Lim H.

Professional engineer by day. Standup comedian wanna be by night. Aspiring writer when in transit.

Parser Combinator in Haskell vs. Regex in Python

This isn’t meant to be a comprehensive comparison between the two styles of parsing, because parser combinator is certainly more powerful than plain regular expression, athough I have seen regular expressions that pretend to do just as much. Speaking of which, there is a recent story on Hacker News about an adventure in regex land which I highly recommend. The bad news is parser combinator isn’t part of the standard library in Python. While there are great open source projects in the area such as PLY or PyParsing, it’s tedious to set them up for simple use cases, especially when the regex interface in Python is pretty great. On the other hand, it’s stupidly simple to use Parsec in Haskell, while I haven’t been able to use Regular Expression in this language beyond some very simple matching (noob alert, duh!). So let’s see how they look like when attempting to solve the same (simple) problem. We are going to try to parse a time string in the 12-hour format (hh[sep]mm[sep]ss[period]), e.g. “11:00:00AM” into a data structure that holds the hour, minute, second and period (AM, PM) without the separator, e.g. colon.

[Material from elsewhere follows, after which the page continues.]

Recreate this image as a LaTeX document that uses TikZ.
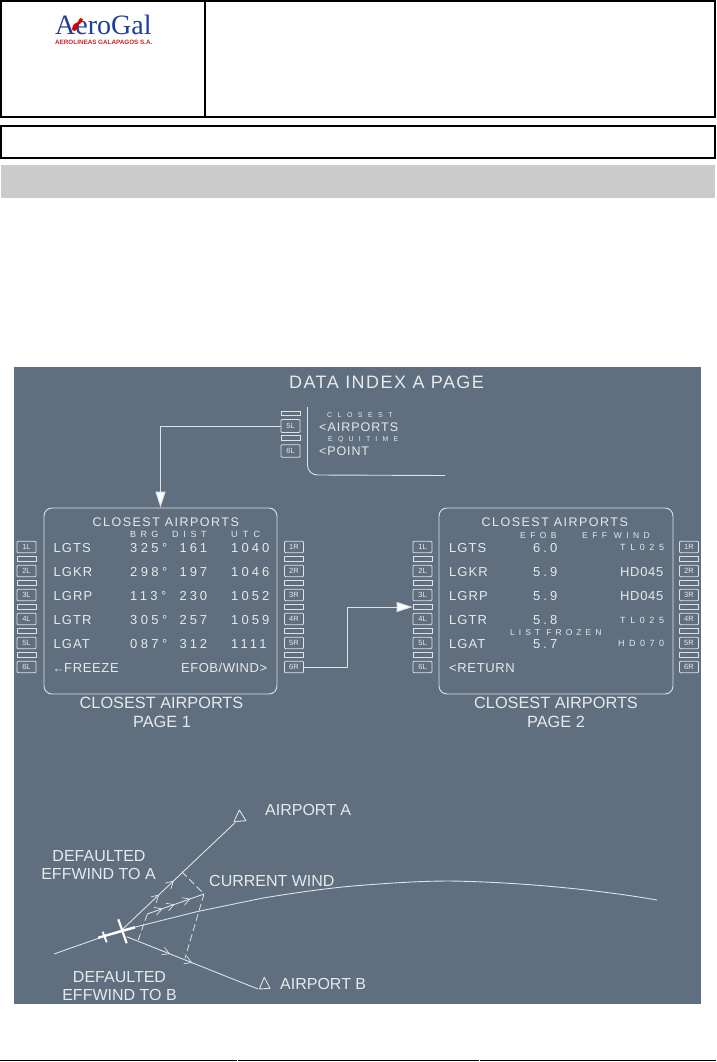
\documentclass[tikz,border=0pt]{standalone}
\usepackage{fontspec}
\setmainfont{Liberation Sans}
\newfontfamily\logoserif{Liberation Serif}
\usetikzlibrary{arrows.meta,decorations.markings}
\definecolor{panelbg}{HTML}{5F6F7F}
\definecolor{inkc}{HTML}{E6EAED}
\definecolor{linec}{HTML}{DDE2E6}
\definecolor{greybar}{HTML}{CBCBCB}
\definecolor{logoblue}{HTML}{1F3E96}
\definecolor{logored}{HTML}{C9252C}
\tikzset{
  hdrbox/.style={draw=black,line width=2pt},
  screenbox/.style={draw=linec,line width=0.9pt,rounded corners=8pt,minimum width=233pt,minimum height=186pt,inner sep=0pt},
  keybtn/.style={draw=linec,line width=0.8pt,rounded corners=1pt,minimum width=19pt,minimum height=11.5pt,inner sep=0pt,text=inkc,font=\fontsize{7.5}{7.5}\selectfont},
  keygap/.style={draw=linec,line width=0.8pt,minimum width=19pt,minimum height=4.5pt,inner sep=0pt},
  txt/.style={anchor=base west,inner sep=0pt,text=inkc},
  ctxt/.style={anchor=base,inner sep=0pt,text=inkc},
  conn/.style={draw=linec,line width=1pt},
  bighead/.style={-{Triangle[length=16pt,width=10pt,fill=white]}},
  track/.style={draw=linec,line width=0.9pt},
  dashline/.style={draw=linec,line width=0.8pt,dash pattern=on 7pt off 3.5pt},
  chev/.style={draw=linec,line width=0.7pt}
}
% \T{name}{x}{y}{size}{letterspace}{text}
\newcommand{\T}[6]{\node[txt] (#1) at (#2,#3) {\fontsize{#4}{#4}\selectfont\addfontfeature{LetterSpace=#5}#6};}
\newcommand{\C}[6]{\node[ctxt] (#1) at (#2,#3) {\fontsize{#4}{#4}\selectfont\addfontfeature{LetterSpace=#5}#6};}
\begin{document}
\begin{tikzpicture}[x=1pt,y=-1pt]
\useasboundingbox (0,0) rectangle (716,1062);
\fill[white] (0,0) rectangle (716,1062);
% header
\draw[hdrbox] (1,1) rectangle (715,117);
\draw[hdrbox] (205,1) -- (205,117);
\draw[hdrbox] (1,126) rectangle (715,158);
\fill[greybar] (1,165) rectangle (715,198);
% logo
\node[anchor=base west,inner sep=0pt,text=logoblue] (logoA) at (55,35) {\logoserif\fontsize{28}{28}\selectfont AeroGal};
\node[anchor=base west,inner sep=0pt,text=logored] (logoB) at (55,44.5) {\fontsize{6.3}{6.3}\selectfont\bfseries AEROLINEAS GALAPAGOS S.A.};
\fill[red!85!black] (72,29) .. controls (73,24) and (75,23) .. (78,22) .. controls (79,18) and (82,17) .. (83,19) .. controls (82,23) and (80,24) .. (78,25) .. controls (78,28) and (76,30) .. (75,31) .. controls (73,31) and (72,30) .. (72,29);
% panel
\fill[panelbg] (14,367) rectangle (701,1003.5);
\T{ttl}{289}{388}{18}{8}{DATA INDEX A PAGE}
% top keys
\node[keygap] (topS5) at (290.5,413.5) {};
\node[keybtn,minimum height=13pt] (top5L) at (290.5,426) {5L};
\node[keygap] (topS6) at (290.5,438) {};
\node[keybtn,minimum height=12.5pt] (top6L) at (290.5,451) {6L};
\draw[track] (307.5,407) -- (307.5,465) arc[start angle=180,end angle=90,radius=10] -- (445,475.5);
\T{tClo}{327}{417}{7}{78}{CLOSEST}
\T{tAir}{319}{431}{12.5}{8}{<AIRPORTS}
\T{tEqu}{328}{441.5}{7}{74}{EQUITIME}
\T{tPoi}{319}{455}{12.5}{7}{<POINT}
% screens
\node[screenbox] (screenA) at (160.5,601) {};
\node[screenbox,minimum width=234pt] (screenB) at (556,601) {};
% side keys
\foreach \i/\y in {1/547,2/571,3/595,4/619,5/643,6/667}{
  \node[keybtn] (aL\i) at (26.5,\y) {\i L};
  \node[keybtn] (aR\i) at (294,\y) {\i R};
  \node[keybtn] (bL\i) at (422.5,\y) {\i L};
  \node[keybtn] (bR\i) at (689,\y) {\i R};
}
\foreach \i/\y in {1/559,2/583,3/607,4/631,5/655}{
  \node[keygap] (aLg\i) at (26.5,\y) {};
  \node[keygap] (aRg\i) at (294,\y) {};
  \node[keygap] (bLg\i) at (422.5,\y) {};
  \node[keygap] (bRg\i) at (689,\y) {};
}
% connectors
\draw[conn,bighead] (top5L.west) -| (screenA.north);
\coordinate (elbowA) at (347,607);
\draw[conn,bighead] (aR6.east) -| (elbowA) -- (bLg3.west);
% page 1 text
\T{aTitle}{92.5}{526}{12.5}{11.8}{CLOSEST AIRPORTS}
\T{aBrg}{130}{537}{9}{48}{BRG}
\T{aDist}{172}{537}{9}{52}{DIST}
\T{aUtc}{231}{537}{9}{58}{UTC}
\foreach \nm/\y/\a/\b/\c/\d in {1/552/LGTS/325°/161/1040,2/576/LGKR/298°/197/1046,3/600/LGRP/113°/230/1052,4/624/LGTR/305°/257/1059,5/648/LGAT/087°/312/1111}{
  \T{aId\nm}{53.5}{\y}{13}{8}{\a}
  \T{aB\nm}{130}{\y}{13}{26}{\b}
  \T{aD\nm}{179.5}{\y}{13}{22}{\c}
  \T{aU\nm}{231}{\y}{13}{24}{\d}
}
\T{aArr}{52.5}{672}{12}{0}{←}
\T{aFrz}{64}{672}{13}{5}{FREEZE}
\T{aEfo}{181}{672}{13}{4}{EFOB/WIND>}
\C{aCap}{161.5}{708}{16.3}{0}{CLOSEST AIRPORTS}
\C{aPag}{162}{727}{16.3}{0}{PAGE 1}
% page 2 text
\T{bTitle}{481.5}{526}{12.5}{11.8}{CLOSEST AIRPORTS}
\T{bEfo}{520}{538}{8.5}{52}{EFOB}
\T{bEff}{582}{538}{8.5}{52}{EFF WIND}
\foreach \nm/\y/\a/\b in {1/552/LGTS/6.0,2/576/LGKR/5.9,3/600/LGRP/5.9,4/624/LGTR/5.8,5/648/LGAT/5.7}{
  \T{bId\nm}{449}{\y}{13}{8}{\a}
  \T{bV\nm}{533}{\y}{13}{23}{\b}
}
\T{bW1}{620}{550}{9}{51}{TL025}
\T{bW2}{620}{576}{13}{5}{HD045}
\T{bW3}{620}{600}{13}{5}{HD045}
\T{bW4}{620}{623}{9}{51}{TL025}
\T{bW5}{618}{646}{9}{50}{HD070}
\T{bFro}{510}{635.5}{8.5}{47}{LIST FROZEN}
\T{bRet}{449}{672}{13}{5}{<RETURN}
\C{bCap}{556}{708}{16.3}{0}{CLOSEST AIRPORTS}
\C{bPag}{556}{727}{16.3}{0}{PAGE 2}
% wind diagram
\draw[track] (54,954) -- (121.7,930) -- (136.7,926.7) -- (196.7,911.7) -- (263,898) .. controls (300,892) and (330,888) .. (353,886) .. controls (390,883) and (420,881) .. (450,881) .. controls (520,882) and (600,890) .. (657,900);
\coordinate (planeA) at (121.7,930);
\coordinate (planeB) at (126.7,936.7);
\coordinate (aptA) at (235,822.7);
\coordinate (aptB) at (258,989);
\draw[track,postaction={decorate,decoration={markings,
  mark=at position 0.33 with {\arrow[chev]{Straight Barb[length=7pt,width=8pt]}},
  mark=at position 0.46 with {\arrow[chev]{Straight Barb[length=7pt,width=8pt]}}}}] (planeA) -- (aptA);
\draw[track,postaction={decorate,decoration={markings,
  mark=at position 0.33 with {\arrow[chev]{Straight Barb[length=7pt,width=8pt]}},
  mark=at position 0.5 with {\arrow[chev]{Straight Barb[length=7pt,width=8pt]}}}}] (planeB) -- (aptB);
\coordinate (windS) at (147.3,914);
\coordinate (windE) at (204,894);
\draw[track,postaction={decorate,decoration={markings,
  mark=at position 0.27 with {\arrow[chev]{Straight Barb[length=7pt,width=8pt]}},
  mark=at position 0.48 with {\arrow[chev]{Straight Barb[length=7pt,width=8pt]}},
  mark=at position 0.76 with {\arrow[chev]{Straight Barb[length=7pt,width=8pt]}}}}] (windS) -- (windE);
\draw[dashline] (181.7,871.7) -- (windE) -- (185,958.3);
\draw[dashline] (windS) -- (138.3,940);
% aircraft
\draw[white,line width=2.4pt] (98.3,937.7) -- (135,927.3);
\draw[white,line width=2.2pt] (118.3,919.3) -- (126.7,943.3);
\draw[white,line width=1.8pt] (102.7,931.7) -- (106.7,942.3);
% airports
\draw[track,line join=round] (239.3,810) -- (234,821.7) -- (246,820.7) -- cycle;
\draw[track,line join=round] (264.3,977.3) -- (259.3,989) -- (270,988.3) -- cycle;
% labels
\T{lA}{265}{815}{16}{0}{AIRPORT A}
\T{lB}{280}{989}{16}{0}{AIRPORT B}
\C{lDa}{99}{861}{16}{0}{DEFAULTED}
\C{lEa}{98.5}{879}{16}{0}{EFFWIND TO A}
\T{lW}{209}{886.7}{16}{0}{CURRENT WIND}
\C{lDb}{119.5}{982}{16}{0}{DEFAULTED}
\C{lEb}{119.5}{1000.7}{16}{0}{EFFWIND TO B}
% foot rule
\draw[black,line width=1.6pt] (0,1060.3) -- (716,1060.3);
\draw[white,line width=0.4pt] (236.7,1059.5) -- (236.7,1061);
\draw[white,line width=0.4pt] (479.3,1059.5) -- (479.3,1061);
\end{tikzpicture}
\end{document}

Python implementation with Regex

# using a namedtuple to represent the time data parsed from string
from collections import namedtuple
Time = namedtuple('Time', ['hh', 'mm', 'ss', 'period'])

# parsing with regex
time_digits = "\d+"
periods = "AM|PM"
separators = "[:/-]"
pattern = re.compile(r"({digits}){sep}({digits}){sep}({digits})({periods})".format(
    digits=time_digits, sep=separators, periods=periods))
# or an one-liner: pattern = re.compile(r"(\d+)[:/-](\d+)[:/-](\d+)(AM|PM)")
timeParser = lambda input: Time(*pattern.match(input).groups())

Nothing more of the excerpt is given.